Dua hal ini menjadi pertanyaan yang banyak saya tanyakan beberapa waktu ke belakang, apakah pemerintah tidak ada ‘itikad baik untuk memperbaiki komunikasinya (yang umumnya berbentuk sosialisasi) dengan publik dan apakah para pakar yang banyak berseliweran di media sosial pribadinya tidak ada keinginan agar apa yang dibagikannya bisa dinikmati oleh lebih banyak orang? Agar lebih banyak orang tercerdaskan?
Untuk kasus kedua, tentu tidak semuanya. Beberapa pakar banyak yang membuat platform pencerdasan yang rasanya mashaaAllah sekali juga. Saya sungguhan kagum sekali dengan orang-orang seperti ini.
Kembali ke literasi
Saya baru saja selesai membuat submisi untuk sebuah aplikasi. Di salah satu dari sekian banyak esai yang saya submit, ada bagian dimana saya menceritakan alasan saya bercita-cita untuk menjadi seorang jurnalis.
Saya ingin menjadi seorang jurnalis, saya ingin turut-serta dalam usaha peningkatan kemampuan literasi masyarakat di Indonesia. Menurut saya, hal ini bisa menjadi salah satu kunci dalam pengusahaan penyelesaian masalah-masalah yang ada di masyarakat. Terlebih di era informasi ini.
Saya sering kali berseloroh kepada teman-teman, jika ditanya kenapa ingin jadi jurnalis saya akan menjawab karena saya ingin menjadi seperti Tintin atau di lain waktu saya akan menjawab karena saya teringat cerita-cerita Alm. Akung tentang jurnalis-jurnalis yang dikaguminya. Satu minggu ini mencoba menggali dan bertanya kepada diri, ternyata saya justru mendapatkan sebuah mimpi. Yang tanpa sadar saya punya, entah juga sejak kapan dan karena apa.
Melihat banyaknya orang-orang pintar dengan berbagai gelar dalam berbagai bidang yang sering membagikan informasi dan pengetahuan di media sosial, saya percaya bahwa negeri ini tidak kekurangan orang pintar. Banyak sekali orang pintar dalam berbagai bidang. Rasanya, apapun bahasan yang berseliweran, akan selalu ada orang-orang yang muncul untuk berusaha menjelaskan, memberikan informasi, atau meluruskan jika ada yang berbelok.

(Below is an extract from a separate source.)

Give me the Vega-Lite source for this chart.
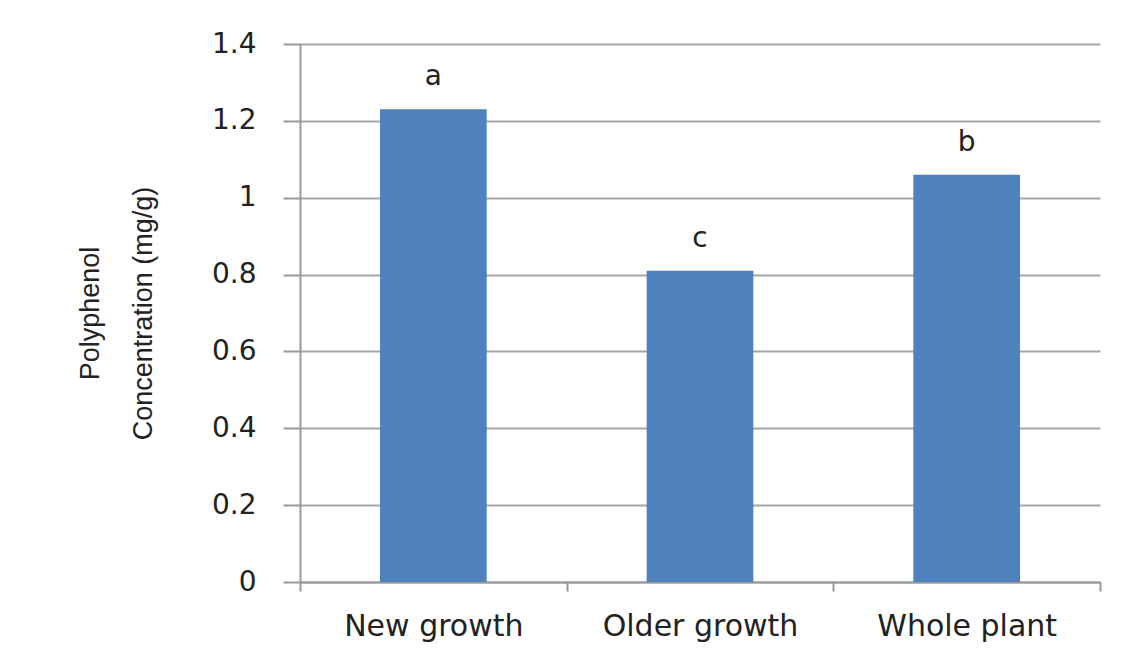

Tapi, rasanya, kurang banyak masyarakat yang memiliki pendidikan cukup untuk mengelola informasi yang berseliweran itu. Atau, salah, masalah yang saya lihat sesungguhnya berkutat dengan literasi. Belum semua masyarakat Indonesia memiliki kemampuan literasi yang baik.
Saya percaya bahwa data-data yang ada di lapangan, ada di masyarakat, yang bisa didapatkan dengan (mungkin relatif) mudah, perlu untuk diolah menjadi informasi. Informasi-informasi ini selanjutnya disusun untuk menjadi pengetahuan. Pengetahuan-pengetahuan yang ada kemudian bisa menjadi bekal untuk seseorang menentukan sikapnya, mengambil keputusan, dan berpikir kritis terhadap sesuatu.
Sayangnya, belum semua masyarakat Indonesia memiliki kemampuan untuk melakukan serentetan proses tersebut, atau bahkan tidak semua orang menyadari pentingnya rentetan proses tersebut. Rasanya, tidak sulit menemukan orang-orang yang akhirnya melompati proses tersebut untuk sampai ke penentuan sikap, pengambilan keputusan, dan mengkritisi sesuatu.
Karena rentetan proses tersebut rasanya penting untuk setiap pribadinya, maka sudah seharusnya kita sadar akan pentingnya penyadaran dan penggiatan hal tersebut di masyarakat. Dan mungkin, memperbaiki cara berkomunikasi dengan masyarakat, bisa jadi salah satu usaha yang dapat diusahakan.
Bukan hanya berkomunikasi untuk menggalang dukungan atau persetujuan, bukan hanya berkomunikasi untuk menunjukkan kepada khalayak banyaknya ilmu yang dimiliki, bukan hanya berkomunikasi untuk mencapai tujuan-tujuan tertentu secara mudah dan instan. Tapi, berinvestasi jangka panjang untuk kehidupan yang lebih baik di masa mendatang: membuat semua orang sadar bahwa apa-apa yang mereka lakukan haruslah berasal dari sebuah kesadaran dan buah pikiran pribadi yang matang di masa-masa sekarang ini. Tidak bisa terus-menerus berkiblat pada satu-dua insan seolah mereka makhluk tanpa cela di dunia ini.